Among all the eight confirmed candidates running for president, we have not seen any platform from any of them.

First, what is a platform? A platform is a statement of belief, philosophy, plan, policy or strategy. A platform during a political season is one in which the candidates state in essence what they pledge to do for the people in their particular constituencies and in the broader national spectrum. Take someone running for the House of Representatives from District No. X. The candidate should not be concerned only about his particular district alone, but about other neighboring districts, for the same things that affect his, affect other districts. It is important for a politician to cast a long shadow, or have a long view of the problems affecting the wider spectrum or the nation.

How could one running for Representative of any District in Montserrado County not be concerned about what is happening in the nation’s capital city, Monrovia? Should there be an outbreak of anything negative in Monrovia, and the Representative is traveling in another county or abroad, he or she will be asked about what is happening in Monrovia.

The answer cannot be “I don’t know because the problem is not in my district.”

A politician should have foresight and a grasp of national issues and be prepared to discuss them anytime, anywhere. Such a politician will be one day on his way to being considered a statesman.

Why a platform? Because no political candidate can run in a vacuum (emptiness, void).

There are people with needs; there are community problems to be solved. The candidate, in order to become relevant and be seen to be responsive to the people’s concerns and needs, must, therefore, address these needs and concerns.

The 18th Century French philosopher Jean-Jacques Rousseau called this “The Social Contract.” In his book on the subject, written in 1762, he theorized about the best way to establish a political community in the face of the problems of commercial society.

The Social Contract, or “principles of political rights,” helped inspire political reforms or revolutions in Europe, especially France. The book argued against the idea that monarchs (kings and queens) have that all-powerful right. Rousseau insisted that only the people, who are sovereign, have that all-powerful right.

That is why we have always considered the so-called Code of Conduct a travesty (mockery, sham) of justice.

You mean with ‘all the book’ some of our leaders have learnt, they do not know about Rousseau’s Du Contract Social which, like the Magna Carta, is one of the basic principles of democracy? No wonder Mr. Justice Phil Banks was one of the two that voted against the Code of Conduct. The man studied Political Science under the likes of Dr. Amos Sawyer, and Law under Cllr J. Dossen Richards, who was so brilliant that he was acclaimed to have known most Liberian law by heart. Banks then went on to Yale, the world’s preeminent Law School, where they must have taught him more about the thinking and works of Jean-Jacques Rousseau.

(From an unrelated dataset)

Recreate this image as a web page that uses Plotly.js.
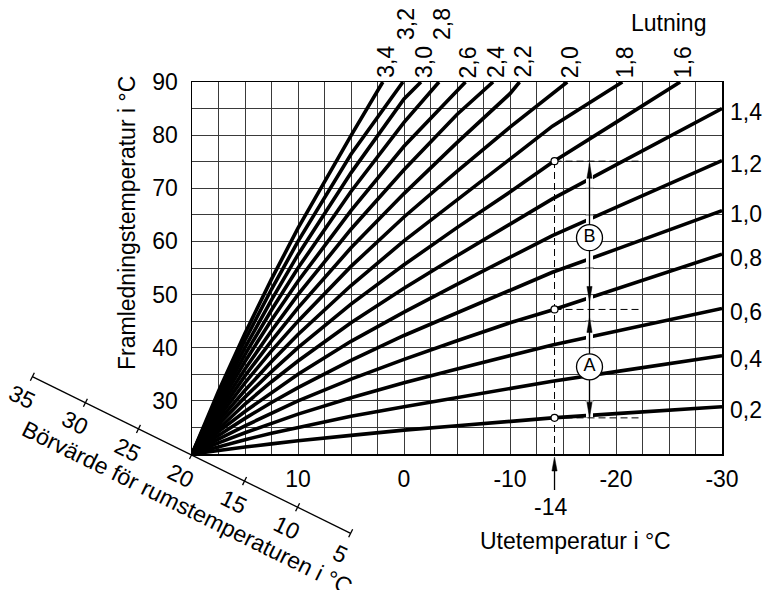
<!DOCTYPE html>
<html><head><meta charset="utf-8">
<script src="https://cdn.plot.ly/plotly-3.0.1.min.js"></script>
<style>html,body{margin:0;padding:0;background:#fff;}#chart{width:764px;height:590px;}</style>
</head><body><div id="chart"></div>
<script>
// ---------- data ----------
const outdoorTemp = [20, 17.5, 15, 12.5, 10, 5, 0, -5, -10, -14, -20, -25, -30];
const slopeLabels = ['0,2','0,4','0,6','0,8','1,0','1,2','1,4','1,6','1,8','2,0','2,2','2,4','2,6','2,8','3,0','3,2','3,4'];
const flow02 = [20, 20.7, 21.3, 21.9, 22.5, 23.5, 24.5, 25.3, 26.2, 26.8, 27.6, 28.2, 28.9];
const flow04 = [20, 21.4, 22.7, 23.9, 25.0, 27.1, 28.9, 30.6, 32.3, 33.7, 35.5, 37.0, 38.5];
const flow06 = [20, 22.1, 24.0, 25.8, 27.5, 30.6, 33.4, 36.0, 38.5, 40.5, 43.1, 45.3, 47.4];
const flow08 = [20, 22.8, 25.3, 27.7, 30.0, 34.1, 37.8, 41.3, 44.7, 47.1, 51.0, 54.3, 57.6];
const flow10 = [20, 23.5, 26.7, 29.7, 32.5, 37.6, 42.3, 46.6, 50.8, 54.2, 58.5, 62.2, 65.8];
const flow12 = [20, 24.2, 28.0, 31.6, 35.0, 41.2, 46.7, 51.9, 57.0, 61.1, 66.4, 70.8, 75.2];
const flow14 = [20, 24.8, 29.4, 33.6, 37.5, 44.7, 51.2, 57.3, 63.2, 68.0, 74.4, 79.7, 85.0];
const flow16 = [20, 25.5, 30.7, 35.5, 40.0, 48.2, 55.6, 62.6, 69.3, 74.9, 82.4, 88.7];
const flow18 = [20, 26.2, 32.0, 37.4, 42.5, 51.7, 60.1, 67.9, 75.5, 81.7, 89.4];
const flow20 = [20, 26.9, 33.4, 39.4, 45.0, 55.3, 64.6, 73.2, 81.5, 87.8];
const flow22 = [20, 27.6, 34.7, 41.3, 47.5, 58.8, 69.0, 78.6, 87.8];
const flow24 = [20, 28.3, 36.0, 43.2, 50.0, 62.3, 73.5, 83.9];
const flow26 = [20, 29.0, 37.4, 45.2, 52.5, 65.8, 77.9, 88.4];
const flow28 = [20, 29.7, 38.7, 47.1, 55.0, 69.4, 82.4];
const flow30 = [20, 30.4, 40.0, 49.0, 57.5, 72.9, 86.8];
const flow32 = [20, 31.1, 41.4, 51.0, 60.0, 76.4];
const flow34 = [20, 31.8, 42.7, 52.9, 62.5, 79.9];
// outdoor temperature where a curve leaves the top (90 °C) of the chart
const topExitTemp = [null, null, null, null, null, null, null, -26.05, -20.6, -15.4, -10.9, -8.4, -5.8, -3.3, -1.6, 0.1, 2.0];
const raisedLabels = ['3,2', '2,8'];

const xTickVals = [10, 0, -10, -20, -30];
const xTickText = ['10', '0', '-10', '-20', '-30'];
const yTickVals = [30, 40, 50, 60, 70, 80, 90];
const yTickText = ['30', '40', '50', '60', '70', '80', '90'];

// worked example at -14 °C
const exampleOutdoor = -14.2;
const exampleLabel = '-14';
const exampleFlow = [26.8, 47.2, 75.1];
const exampleDashEnd = -22.5;
const rangeArrowX = -17.5;
const arrowUpTips = [74.7, 45.7];
const arrowDownTips = [48.7, 26.9];
const rangeLabels = ['A', 'B'];
const rangeLabelFlow = [36.4, 60.7];

// room set-point scale (diagonal)
const roomTemps = [35, 30, 25, 20, 15, 10, 5];

// ---------- layout helpers ----------
const W = 764, H = 590, ML = 192, MR = 42, MT = 82, MB = 136;
const PW = W - ML - MR, PH = H - MT - MB;
const pX = v => (v - ML) / PW;
const pY = v => (H - MB - v) / PH;
const FONT = 'Liberation Sans, Arial, Helvetica, sans-serif';
const FS = 23;

const flows = [flow02, flow04, flow06, flow08, flow10, flow12, flow14, flow16, flow18,
  flow20, flow22, flow24, flow26, flow28, flow30, flow32, flow34];

const traces = [];
const annotations = [];
const shapes = [];

flows.forEach((vals, i) => {
  const xs = outdoorTemp.slice(0, vals.length);
  const ys = vals.slice();
  if (topExitTemp[i] !== null) { xs.push(topExitTemp[i]); ys.push(90); }
  traces.push({x: xs, y: ys, mode: 'lines', line: {color: '#000', width: 3.6},
    hoverinfo: 'skip', showlegend: false});
  if (topExitTemp[i] === null) {
    annotations.push({x: -30, y: vals[vals.length - 1], xref: 'x', yref: 'y', text: slopeLabels[i],
      showarrow: false, xanchor: 'left', yanchor: 'middle', xshift: 6, yshift: -3.5,
      font: {family: FONT, size: FS, color: '#000'}});
  } else {
    const raised = raisedLabels.includes(slopeLabels[i]);
    annotations.push({x: topExitTemp[i], y: 90, xref: 'x', yref: 'y', text: slopeLabels[i],
      showarrow: false, textangle: -90, xanchor: 'center', yanchor: 'bottom', xshift: 3, yshift: raised ? 40 : 2,
      font: {family: FONT, size: FS, color: '#000'}});
  }
});

// white gap where the curves are interrupted by the range arrow
const bandLo = Math.min(...arrowDownTips), bandHi = Math.max(...arrowUpTips);
traces.push({x: [rangeArrowX, rangeArrowX], y: [bandLo, bandHi], mode: 'lines',
  line: {color: '#fff', width: 7}, hoverinfo: 'skip', showlegend: false});
// restore horizontal grid pieces under the white gap
const gx = [], gy = [];
for (let g = 25; g <= 90; g += 5) {
  if (g > bandLo && g < bandHi) { gx.push(rangeArrowX + 0.4, rangeArrowX - 0.4, null); gy.push(g, g, null); }
}
traces.push({x: gx, y: gy, mode: 'lines', line: {color: '#3a3a3a', width: 1}, hoverinfo: 'skip', showlegend: false});
// arrow shaft
traces.push({x: [rangeArrowX, rangeArrowX], y: [bandLo, bandHi], mode: 'lines',
  line: {color: '#000', width: 1.3}, hoverinfo: 'skip', showlegend: false});
// arrow heads (narrow triangles)
const hw = 2.6 / PW * 50, hl = 15 / PH * 70;
arrowUpTips.forEach(t => traces.push({x: [rangeArrowX, rangeArrowX - hw, rangeArrowX + hw, rangeArrowX],
  y: [t, t - hl, t - hl, t], mode: 'lines', fill: 'toself', fillcolor: '#000', line: {color: '#000', width: 0.5},
  hoverinfo: 'skip', showlegend: false}));
arrowDownTips.forEach(t => traces.push({x: [rangeArrowX, rangeArrowX - hw, rangeArrowX + hw, rangeArrowX],
  y: [t, t + hl, t + hl, t], mode: 'lines', fill: 'toself', fillcolor: '#000', line: {color: '#000', width: 0.5},
  hoverinfo: 'skip', showlegend: false}));

// dashed helper lines of the example
const dx = [exampleOutdoor, exampleOutdoor, null], dy = [20, Math.max(...exampleFlow), null];
exampleFlow.forEach(f => { dx.push(exampleOutdoor, exampleDashEnd, null); dy.push(f, f, null); });
traces.push({x: dx, y: dy, mode: 'lines', line: {color: '#000', width: 1, dash: '7px,4px'},
  hoverinfo: 'skip', showlegend: false});
// small circles on the curves
traces.push({x: exampleFlow.map(() => exampleOutdoor), y: exampleFlow, mode: 'markers',
  marker: {size: 7, color: '#fff', line: {color: '#000', width: 1.2}}, hoverinfo: 'skip', showlegend: false});
// circled letters
traces.push({x: rangeLabels.map(() => rangeArrowX), y: rangeLabelFlow, mode: 'markers+text', text: rangeLabels,
  textposition: 'middle center', textfont: {family: FONT, size: 18, color: '#000'},
  marker: {size: 26, color: '#fff', line: {color: '#000', width: 1.3}}, hoverinfo: 'skip', showlegend: false});

// -14 marker below the x axis
const exPX = (20 - exampleOutdoor) / 50;
const ahw = 2.6 / PW;
shapes.push({type: 'line', xref: 'paper', yref: 'paper', x0: exPX, x1: exPX, y0: pY(468), y1: pY(490),
  line: {color: '#000', width: 1.3}});
shapes.push({type: 'path', xref: 'paper', yref: 'paper',
  path: `M ${exPX},${pY(457)} L ${exPX - ahw},${pY(471)} L ${exPX + ahw},${pY(471)} Z`,
  fillcolor: '#000', line: {color: '#000', width: 0.5}});
annotations.push({x: exPX, y: pY(506.5), xref: 'paper', yref: 'paper', text: exampleLabel, showarrow: false,
  xanchor: 'center', yanchor: 'middle', xshift: -4, font: {family: FONT, size: FS, color: '#000'}});

// diagonal room set-point scale
const diagO = [191.5, 455], diagStep = [53.05, 26.1];
const dLen = Math.hypot(diagStep[0], diagStep[1]);
const ux = diagStep[0] / dLen, uy = diagStep[1] / dLen;
const posOf = v => [diagO[0] + (20 - v) / 5 * diagStep[0], diagO[1] + (20 - v) / 5 * diagStep[1]];
const pa = posOf(roomTemps[0]), pb = posOf(roomTemps[roomTemps.length - 1]);
shapes.push({type: 'line', xref: 'paper', yref: 'paper', x0: pX(pa[0]), y0: pY(pa[1]), x1: pX(pb[0]), y1: pY(pb[1]),
  line: {color: '#000', width: 1.3}});
roomTemps.forEach(v => {
  const p = posOf(v);
  shapes.push({type: 'line', xref: 'paper', yref: 'paper',
    x0: pX(p[0] - 4.5 * uy), y0: pY(p[1] + 4.5 * ux), x1: pX(p[0] + 4.5 * uy), y1: pY(p[1] - 4.5 * ux),
    line: {color: '#000', width: 1.3}});
  annotations.push({x: pX(p[0] - 23 * uy), y: pY(p[1] + 23 * ux), xref: 'paper', yref: 'paper', text: String(v),
    showarrow: false, textangle: 26.2, xanchor: 'center', yanchor: 'middle',
    font: {family: FONT, size: FS, color: '#000'}});
});
const tc = posOf(20);
annotations.push({x: pX(tc[0] + 20 * ux - 49 * uy), y: pY(tc[1] + 20 * uy + 49 * ux), xref: 'paper', yref: 'paper',
  text: 'Börvärde för rumstemperaturen i °C', showarrow: false, textangle: 26.2, xanchor: 'center', yanchor: 'middle',
  font: {family: FONT, size: FS, color: '#000'}});

// titles
annotations.push({x: pX(127), y: pY(223), xref: 'paper', yref: 'paper', text: 'Framledningstemperatur i °C',
  showarrow: false, textangle: -90, xanchor: 'center', yanchor: 'middle', font: {family: FONT, size: FS, color: '#000'}});
annotations.push({x: pX(575), y: pY(541), xref: 'paper', yref: 'paper', text: 'Utetemperatur i °C',
  showarrow: false, xanchor: 'center', yanchor: 'middle', font: {family: FONT, size: FS, color: '#000'}});
annotations.push({x: pX(668), y: pY(23), xref: 'paper', yref: 'paper', text: 'Lutning',
  showarrow: false, xanchor: 'center', yanchor: 'middle', font: {family: FONT, size: FS, color: '#000'}});

const layout = {
  width: W, height: H,
  margin: {l: ML, r: MR, t: MT, b: MB, pad: 0},
  paper_bgcolor: '#fff', plot_bgcolor: '#fff',
  showlegend: false, hovermode: false,
  font: {family: FONT, size: FS, color: '#000'},
  xaxis: {range: [20, -30], autorange: false, tickmode: 'array', tickvals: xTickVals, ticktext: xTickText,
    ticks: 'outside', ticklen: 4, tickcolor: 'rgba(0,0,0,0)',
    showgrid: true, gridcolor: '#3a3a3a', gridwidth: 1,
    minor: {tickmode: 'linear', tick0: 0, dtick: 2.5, showgrid: true, gridcolor: '#3a3a3a', gridwidth: 1, ticks: ''},
    showline: true, mirror: true, linecolor: '#000', linewidth: 1.5, zeroline: false,
    tickfont: {family: FONT, size: FS, color: '#000'}},
  yaxis: {range: [20, 90], autorange: false, tickmode: 'array', tickvals: yTickVals, ticktext: yTickText,
    ticks: 'outside', ticklen: 8, tickcolor: 'rgba(0,0,0,0)',
    showgrid: true, gridcolor: '#3a3a3a', gridwidth: 1,
    minor: {tickmode: 'linear', tick0: 0, dtick: 5, showgrid: true, gridcolor: '#3a3a3a', gridwidth: 1, ticks: ''},
    showline: true, mirror: true, linecolor: '#000', linewidth: 1.5, zeroline: false,
    tickfont: {family: FONT, size: FS, color: '#000'}},
  annotations: annotations,
  shapes: shapes
};

Plotly.newPlot('chart', traces, layout, {staticPlot: true, displayModeBar: false});
</script>
</body></html>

You see why we are calling for political platforms of all the candidates, especially presidential ones? We want to know for sure where they stand on issues—all issues, including democracy and the rule of law—so that when tomorrow they get the power they are seeking, we will be able to hold them accountable.

We believed Ellen when she told us she did not want an “imperial presidency.” But that precisely is what we have now got—a system in which the Executive and the Legislature can tell innocent, qualified, Liberian-born citizens who have absolutely no criminal record whatsoever that they cannot run for public office because of a contrived (artificial, manufactured) law; which again, our very Supreme Court says is not unconstitutional.

On the contrary, Article IV of the Liberian Constitution stipulates only three conditions of eligibility for the presidency or vice presidency:
“a) a natural born Liberian citizen of not less than 35 years of age;
b) the owner of unencumbered property valued not less than twenty-five thousand dollars; and
c) resident in the Republic ten years prior to his election, provided that the President and the Vice President shall not come from the same county.”

Is there any mention of anything called Code of Conduct in these constitutional stipulations? If there is none—and indeed there is none—then the Code of Conduct law is unconstitutional.

To all candidates running for elective office, we want to see your platforms so that we may share them with the people, so the people may know what you stand for and the promises you make before they elect you into office.